Veterans reflect on WWII 70 years later

Interior of Business Education building

 

 

BY IVAN FLORES
Contributor

 

On August 30, 70 years after the Second World War, a handful of surviving veterans gathered at the Ann Arbor Veterans of Foreign Wars Post to commemorate the end of the conflict. It was a happy occasion; people were greeted by the Washtenaw County Honor Guard as they flooded the small building. Refreshments, swing music and even Miss Michigan awaited the guests inside. The air was buzzing with conversation as the veterans traded memories.

First Lieutenant Dale Burgess was among them. He was 19 years old when he was called up to serve in 1943. He flew a P-38 Lightning – a twin engine fighter –with the 432nd Fighter Squadron in the Pacific.

“I only got to shoot at (an enemy fighter) in the air once,” Burgess said. “We were protecting the leaders’ tails and they got most of the shooting.”

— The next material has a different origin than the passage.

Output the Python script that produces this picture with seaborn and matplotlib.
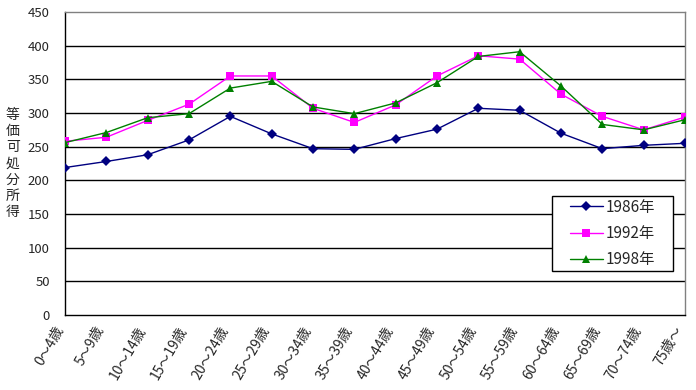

Burgess’s missions included strafing, dive bombing and mainly escorting.

The escorts were the most dangerous of the missions because of weather and mechanical malfunctions.

“They say the P-38 flies great with one engine, but when the second one quits you have a problem,” Burgess said with a chuckle.

The missions were long, thanks to the expertise of Charles Lindbergh, who flew with and trained with Burgess’s fighter group.

“(Lindbergh) always came back with more fuel than anyone else,” Burgess recounted. “He taught us to save fuel and fly on one engine. But thanks to him we had 900 mile, six and a half hour missions. You get tired of sitting in one spot for six and a half hours.”

The long duration of the flights meant the pilots had a higher risk of being exposed to unforgiving weather. On April 16, 1944, the Fifth Air Force, to which Burgess’s squadron was attached, lost 37 out of 300 aircrafts in the sea off of New Guinea, in what became known as Black Sunday, according to PacificWrecks. A lot of veterans have problems returning to civilian life, but Burgess had a relatively smooth transition.

After the war, Burgess went to Michigan State and got a degree in chemical engineering. He then worked for the state health department for 35 years. He married his fiancée upon returning; during the war they wrote over 1300 letters to each other. Their marriage lasted until Betty, his wife, passed away after a ten year battle with Alzheimer’s. Burgess remained in the Air Force reserve until he turned 60. However, he did not fly again after the war.

Ken Rogge, an Airman and member of the Washtenaw County Honor Guard, was also there to honor his fellow veterans. When asked about the “Greatest Generation” – the generation that fought WWII – Rogge was quick to point out the role women played in the war.

“With all the manpower going off to war, somebody had to do the work,” Rogge said.  And the women of the United States stepped up and said, ‘We’ll do it.’”

Wars slip into history books, but the people who fight them do not.

“I would wish that the American politicians would realize that there is a cost to war,” Rogge commented. “Not just in dollars and cents, but in human lives.”

When people sign up for the military, they are in essence writing a blank check, he said. This is true now like it was true in 1941, 1861 and 1776.

One of the many veterans on WCC’s campus, Corporal Stephen Miller, understands Rogge’s words in a way most civilians don’t. He served in the Marine Corps and was deployed to Afghanistan in 2009.

“I don’t think a lot of people do understand what it entails or means to be a veteran… It’s something every veteran feels, something you don’t have to explain to another one,” Miller said.

It’s not just the training, he said. It’s missing out on family and things you’d like to do because you’ve made a commitment.  Speaking about the vets who came before him, Miller said, “I give the utmost respect and gratitude for those guys. If it wasn’t for them, we wouldn’t be able to do what we do now.”

His advice to civilians: say “Thank you.”

“When someone you don’t know comes up to you and says thank you or shakes your hand… I’ve always thought that was pretty cool. It makes you feel welcomed,” Miller said.